### EXERCISE BRIEF
Look for the word "this" in the entries below, then copy every line that has it.

### DATA ENTRIES
┏━━

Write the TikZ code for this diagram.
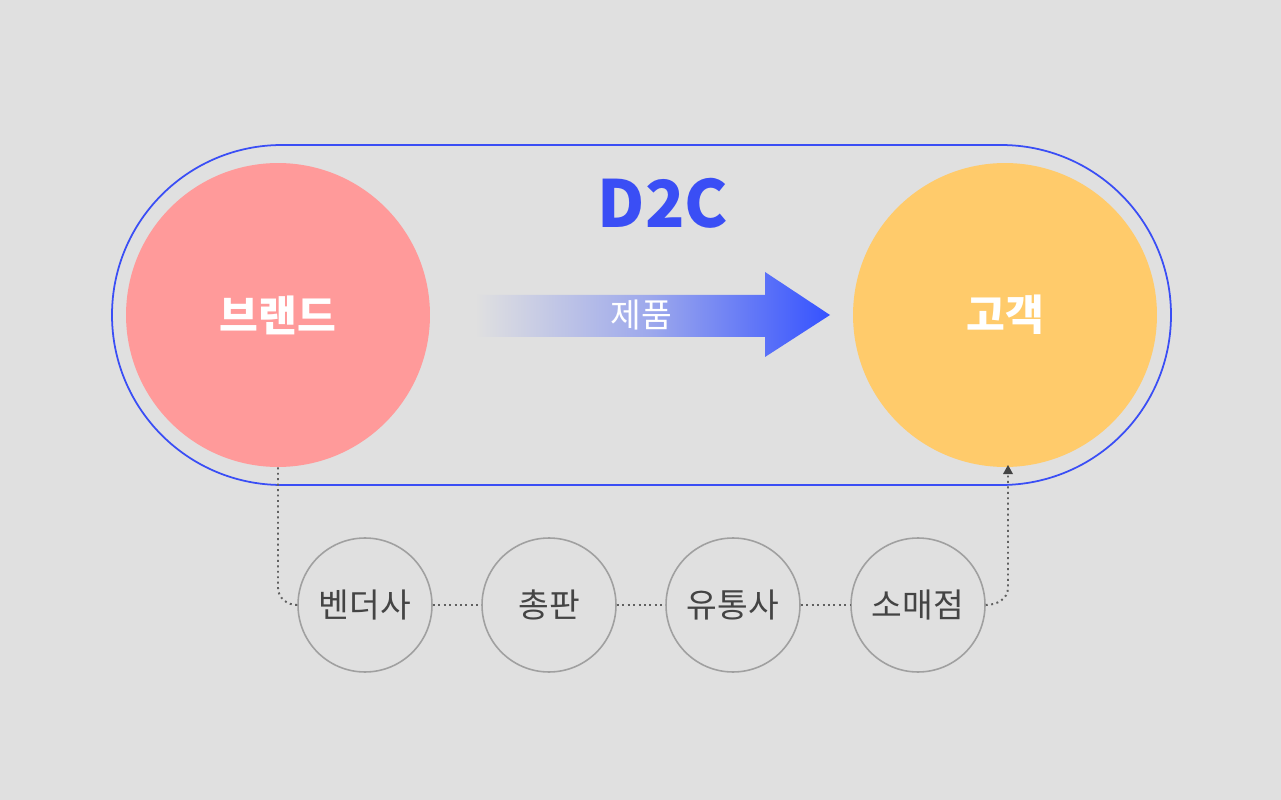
\documentclass[tikz,border=0pt]{standalone}
\usepackage{fontspec}
\setmainfont{Noto Sans CJK KR}
\definecolor{bggray}{HTML}{E0E0E0}
\definecolor{dtcblue}{HTML}{3A4EF5}
\definecolor{arrowblue}{HTML}{3552FF}
\definecolor{brandpink}{HTML}{FF9A9A}
\definecolor{custyellow}{HTML}{FFCB6B}
\definecolor{midgray}{HTML}{A0A0A0}
\definecolor{txtgray}{HTML}{444444}
\tikzset{
  bigcircle/.style={circle, minimum size=6.08cm, inner sep=0pt, text=white, font=\bfseries\fontsize{24}{28}\selectfont},
  channel/.style={circle, draw=midgray, line width=0.9pt, fill=bggray, minimum size=2.68cm, inner sep=0pt, text=txtgray, font=\fontsize{19}{23}\selectfont},
  dotline/.style={dotted, line width=1.1pt, txtgray!85}
}
\begin{document}
\begin{tikzpicture}[x=0.02cm, y=-0.02cm]
\fill[bggray] (0,0) rectangle (1281,800);
\useasboundingbox (0,0) rectangle (1281,800);

% Outer D2C stadium
\draw[dtcblue, line width=1pt, rounded corners=3.4cm] (112,145) rectangle (1171,485);
\node[text=dtcblue, font=\bfseries\fontsize{37}{40}\selectfont] (d2c) at (663,203) {D2C};

% Main circles
\node[bigcircle, fill=brandpink] (brand) at (278,315) {브랜드};
\node[bigcircle, fill=custyellow] (cust) at (1005,315) {고객};

% Product arrow
\shade[left color=bggray, right color=arrowblue, middle color=arrowblue!40!bggray]
  (475,295) -- (765,295) -- (765,272) -- (830,315) -- (765,357) -- (765,337) -- (475,337) -- cycle;
\node[text=white, font=\fontsize{19}{23}\selectfont] (prod) at (641,315) {제품};

% Channel circles
\node[channel] (vendor) at (365,605) {벤더사};
\node[channel] (dist) at (549,605) {총판};
\node[channel] (retail) at (733,605) {유통사};
\node[channel] (shop) at (918,605) {소매점};

% Dotted connectors
\draw[dotline] (brand.south) -- (278,588) to[out=-90, in=180] (vendor.west);
\draw[dotline] (vendor) -- (dist);
\draw[dotline] (dist) -- (retail);
\draw[dotline] (retail) -- (shop);
\draw[dotline] (shop.east) to[out=0, in=-90] (1008,588) -- (1008,474);
\fill[txtgray] (1008,465) -- (1003,474) -- (1013,474) -- cycle;
\end{tikzpicture}
\end{document}
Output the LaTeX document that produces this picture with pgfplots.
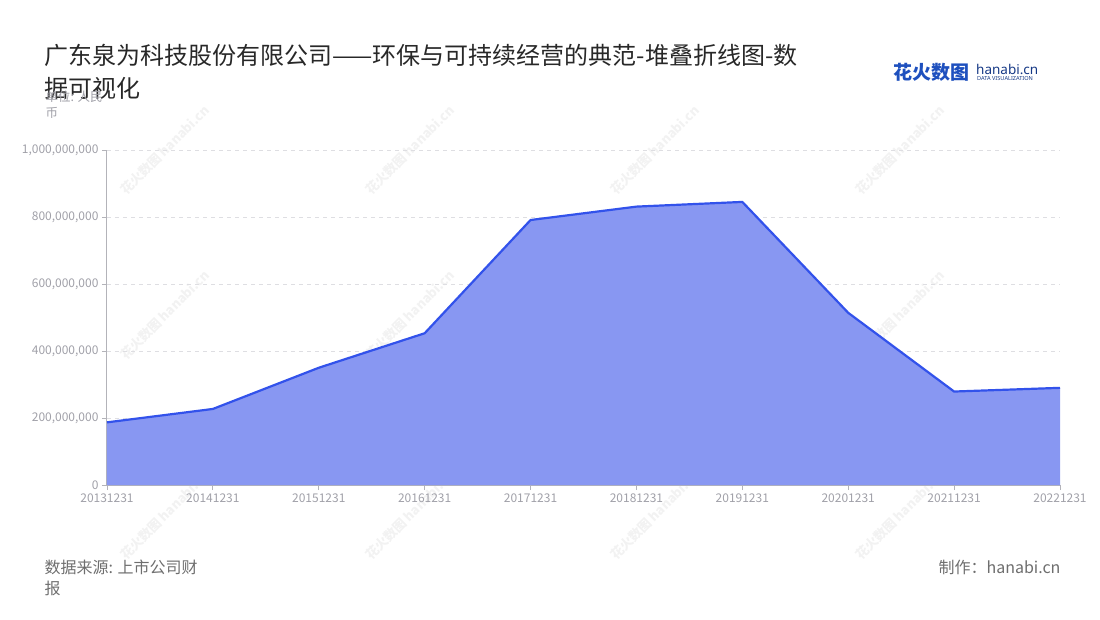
\documentclass[border=0pt]{standalone}
\usepackage{pgfplots}
\pgfplotsset{compat=1.18}
\usepackage{fontspec}
\setmainfont{Noto Sans CJK SC}
\newfontfamily\latinfont{Noto Sans}
\definecolor{linec}{RGB}{50,82,235}
\definecolor{fillc}{RGB}{136,151,242}
\definecolor{tickc}{RGB}{160,160,168}
\definecolor{gridc}{RGB}{222,222,226}
\definecolor{titlec}{RGB}{40,40,40}
\definecolor{notec}{RGB}{110,110,110}
\definecolor{logoc}{RGB}{30,80,190}
\begin{document}
\begin{tikzpicture}[x=1pt,y=-1pt]
\path[use as bounding box] (0,0) rectangle (1100,620);
% watermarks
\foreach \wx in {165,410,655,900}{
  \foreach \wy in {150,315,515}{
    \node[rotate=45,text=gray!10,font=\fontsize{13}{13}\selectfont\bfseries] at (\wx,\wy) {花火数图\,hanabi.cn};
  }
}
\begin{axis}[
  at={(107pt,-485pt)}, anchor=south west,
  scale only axis, width=953pt, height=335pt,
  xmin=0, xmax=9, ymin=0, ymax=1000000000,
  xtick={0,...,9},
  xticklabels={20131231,20141231,20151231,20161231,20171231,20181231,20191231,20201231,20211231,20221231},
  ytick={0,200000000,400000000,600000000,800000000,1000000000},
  scaled y ticks=false,
  yticklabel style={/pgf/number format/.cd, fixed, 1000 sep={,}, precision=0, assume math mode=true},
  ticklabel style={font=\fontsize{12}{12}\selectfont, text=tickc},
  xticklabel style={/pgf/number format/assume math mode=true},
  axis x line*=bottom, axis y line*=left,
  axis line style={draw=tickc!80, line width=1pt},
  tick style={draw=tickc!80, line width=0.8pt},
  tick align=outside, major tick length=5pt,
  ymajorgrids, grid style={draw=gridc, dashed, dash pattern=on 4pt off 4pt, line width=0.8pt},
  clip=false,
]
\addplot[fill=fillc, draw=none] coordinates {
(0,187000000) (1,227000000) (2,350000000) (3,453000000) (4,791000000)
(5,831000000) (6,845000000) (7,514000000) (8,279000000) (9,290000000)
} \closedcycle;
\addplot[linec, line width=2.2pt, mark=none] coordinates {
(0,187000000) (1,227000000) (2,350000000) (3,453000000) (4,791000000)
(5,831000000) (6,845000000) (7,514000000) (8,279000000) (9,290000000)
};
\end{axis}
% title
\node[anchor=west, text=titlec, font=\fontsize{24}{24}\selectfont] at (41,55) {广东泉为科技股份有限公司——环保与可持续经营的典范-堆叠折线图-数};
\node[anchor=west, text=titlec, font=\fontsize{24}{24}\selectfont] at (41,88) {据可视化};
\node[anchor=west, text=tickc, font=\fontsize{12.5}{12.5}\selectfont] at (42,97) {单位: 人民};
\node[anchor=west, text=tickc, font=\fontsize{12.5}{12.5}\selectfont] at (42,113) {币};
% footer
\node[anchor=west, text=notec, font=\fontsize{16}{16}\selectfont] at (41,567) {数据来源: 上市公司财};
\node[anchor=west, text=notec, font=\fontsize{16}{16}\selectfont] at (41,588) {报};
\node[anchor=east, text=notec, font=\fontsize{16}{16}\selectfont] at (1064,567) {制作：hanabi.cn};
% logo
\node[anchor=west, text=logoc, font=\fontsize{19}{19}\selectfont\bfseries, inner sep=0] at (893,72) {花火数图};
\node[anchor=west, text=logoc!70!black, font=\latinfont\fontsize{13.5}{13.5}\selectfont\bfseries, inner sep=0] at (976,69) {hanabi.cn};
\node[anchor=west, text=logoc!70!black, font=\latinfont\fontsize{5.6}{5.6}\selectfont, inner sep=0] at (977,79) {DATA VISUALIZATION};
\end{tikzpicture}
\end{document}
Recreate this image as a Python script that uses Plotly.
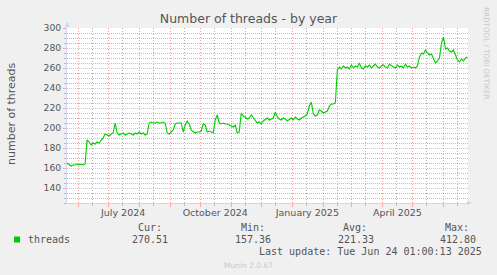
import plotly.graph_objects as go
import pandas as pd

# ---------------- data ----------------
start_date = "2024-05-21"
threads = (
    [165, 163, 162, 163, 163, 164, 163, 164, 163, 164]
    + [188, 186, 183, 185, 184, 186, 185, 188, 190]
    + [194, 193, 192, 194, 195]
    + [205]
    + [195, 193, 194, 195, 193, 194, 195, 194, 193, 195, 194, 196, 194, 195, 193, 194]
    + [205, 206, 205, 205, 206, 205, 205, 206, 205]
    + [195, 194, 196, 198]
    + [204, 205, 205, 205]
    + [196]
    + [203, 207, 204]
    + [198, 196, 195, 196, 196, 197]
    + [204, 203]
    + [196, 197, 196, 195]
    + [208, 213]
    + [205, 204, 205, 204, 204, 203, 202, 201, 203]
    + [195, 196]
    + [215, 212, 211, 209, 210, 213]
    + [210, 207, 205, 206, 204]
    + [207, 209, 210, 208, 209, 210]
    + [216, 211, 209]
    + [208, 210, 209, 207, 209, 210, 208, 211, 209, 208, 210]
    + [211, 212, 214, 222, 226, 214, 212, 213, 218, 217, 215, 216, 217, 222, 224, 224, 225, 258, 261, 259]
    + [262, 260, 261, 259, 263, 260, 262, 261, 265, 260, 259, 262, 261, 263, 260, 262, 264, 261, 260,
       262, 263, 261, 260, 264, 262, 261, 260, 263, 261, 262, 260, 264, 261, 262, 260, 261, 260]
    + [262, 271, 275, 274, 278, 275, 273, 274, 270, 265, 267, 270, 285, 291, 279, 280, 277, 276, 278,
       273, 268, 266, 269, 267, 270, 271]
)
dates = pd.date_range(start_date, periods=len(threads), freq="2D")

month_starts = pd.date_range("2024-06-01", "2025-06-01", freq="MS")
mid_months = [d + pd.Timedelta(days=14) for d in month_starts]
label_dates = ["2024-07-16", "2024-10-16", "2025-01-16", "2025-04-16"]
label_texts = ["July 2024", "October 2024", "January 2025", "April 2025"]
x_range = ["2024-05-20 22:00", "2025-06-25 12:00"]
y_range = [125, 300]

series_name = "threads"
stat_labels = ["Cur:", "Min:", "Avg:", "Max:"]
stat_values = ["270.51", "157.36", "221.33", "412.80"]
last_update = "Last update: Tue Jun 24 01:00:13 2025"

# ---------------- layout helpers ----------------
W, H = 497, 275
L, R, T, B = 67, 468, 28, 203


def px(x):
    return (x - L) / (R - L)


def py(y):
    return (B - y) / (B - T)


FONT = "DejaVu Sans"
MONO = "DejaVu Sans Mono"
FONT_C = "#555555"
RED_GRID = "rgba(255,0,0,0.3)"
RED_VGRID = "rgba(255,0,0,0.42)"
GRAY_GRID = "rgba(110,110,110,0.45)"
GRAY_VGRID = "rgba(110,110,110,0.55)"
AXIS_C = "#CFD6F8"

fig = go.Figure()
fig.add_trace(go.Scatter(x=dates, y=threads, mode="lines",
                         line=dict(color="#00CC00", width=1.1),
                         showlegend=False, hoverinfo="skip"))
fig.add_trace(go.Scatter(x=[], y=[], xaxis="x2", showlegend=False))

fig.update_layout(
    width=W, height=H,
    margin=dict(l=L, r=W - R, t=T, b=H - B, pad=0),
    paper_bgcolor="#F0F0F0",
    plot_bgcolor="#FFFFFF",
    title=dict(text="Number of threads - by year", x=0.5, xref="container",
               y=1 - 19 / H, yref="container", xanchor="center", yanchor="middle",
               font=dict(family=FONT, size=12.5, color=FONT_C)),
    xaxis=dict(
        type="date", range=x_range,
        tickmode="array", tickvals=list(month_starts), showticklabels=False,
        showgrid=True, gridcolor=RED_VGRID, griddash="1px,2px", gridwidth=1,
        ticks="outside", ticklen=3, tickcolor=RED_GRID,
        minor=dict(tickmode="array", tickvals=mid_months, showgrid=True,
                   gridcolor=GRAY_VGRID, griddash="1px,2px", ticks="outside",
                   ticklen=2, tickcolor=GRAY_GRID),
        showline=True, linecolor=AXIS_C, linewidth=1,
        zeroline=False, fixedrange=True,
    ),
    xaxis2=dict(
        type="date", range=x_range, overlaying="x", side="bottom", anchor="y",
        tickmode="array", tickvals=label_dates, ticktext=label_texts,
        showgrid=False, ticks="", showline=False, zeroline=False,
        tickfont=dict(family=FONT, size=9.5, color=FONT_C),
        ticklabelstandoff=2,
    ),
    yaxis=dict(
        range=y_range, tick0=0, dtick=20,
        showgrid=True, gridcolor=RED_GRID, griddash="1px,1px", gridwidth=1,
        ticks="outside", ticklen=3, tickcolor=RED_GRID,
        minor=dict(dtick=5, tick0=0, showgrid=True, gridcolor=GRAY_GRID,
                   griddash="1px,1px", ticks="outside", ticklen=2, tickcolor=GRAY_GRID),
        showline=True, linecolor=AXIS_C, linewidth=1,
        zeroline=False, fixedrange=True,
        tickfont=dict(family=FONT, size=9.2, color=FONT_C),
    ),
)

ann = []
# y axis title
ann.append(dict(text="number of threads", x=px(11), y=py(114), xref="paper", yref="paper",
                textangle=-90, showarrow=False, xanchor="center", yanchor="middle",
                font=dict(family=FONT, size=11, color=FONT_C)))
# axis arrows
ann.append(dict(text="", x=0, y=py(22), xref="paper", yref="paper", ax=0, ay=7,
                showarrow=True, arrowhead=2, arrowsize=1, arrowwidth=1, arrowcolor=AXIS_C))
ann.append(dict(text="", x=px(472), y=0, xref="paper", yref="paper", ax=-7, ay=0,
                showarrow=True, arrowhead=2, arrowsize=1, arrowwidth=1, arrowcolor=AXIS_C))
# watermark
ann.append(dict(text="RRDTOOL / TOBI OETIKER", x=px(487), y=py(53), xref="paper", yref="paper",
                textangle=90, showarrow=False, xanchor="center", yanchor="middle",
                font=dict(family=FONT, size=7.2, color="#C8C8C8")))
# legend
ann.append(dict(text=series_name, x=px(26), y=py(239.5), xref="paper", yref="paper",
                showarrow=False, xanchor="left", yanchor="middle",
                font=dict(family=MONO, size=10, color=FONT_C)))
label_right = [164, 267, 369, 471]
value_right = [170, 273, 376, 477.5]
for lab, val, lr, vr in zip(stat_labels, stat_values, label_right, value_right):
    ann.append(dict(text=lab, x=px(lr), y=py(227.5), xref="paper", yref="paper",
                    showarrow=False, xanchor="right", yanchor="middle",
                    font=dict(family=MONO, size=10, color=FONT_C)))
    ann.append(dict(text=val, x=px(vr), y=py(239.5), xref="paper", yref="paper",
                    showarrow=False, xanchor="right", yanchor="middle",
                    font=dict(family=MONO, size=10, color=FONT_C)))
ann.append(dict(text=last_update, x=px(484), y=py(251.5), xref="paper", yref="paper",
                showarrow=False, xanchor="right", yanchor="middle",
                font=dict(family=MONO, size=10, color=FONT_C)))
ann.append(dict(text="Munin 2.0.67", x=px(248), y=py(265), xref="paper", yref="paper",
                showarrow=False, xanchor="center", yanchor="middle",
                font=dict(family=FONT, size=7.5, color="#C8C8C8")))
fig.update_layout(annotations=ann)

fig.add_shape(type="rect", xref="paper", yref="paper",
              x0=px(14), x1=px(20), y0=py(242.5), y1=py(236.5),
              fillcolor="#00CC00", line=dict(width=0))

fig.write_html("out.html", config={"displayModeBar": False})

┗━━

### EXERCISE SOLUTION
Write the TikZ code for this diagram.
Output the LaTeX document that produces this picture with pgfplots.
Recreate this image as a Python script that uses Plotly.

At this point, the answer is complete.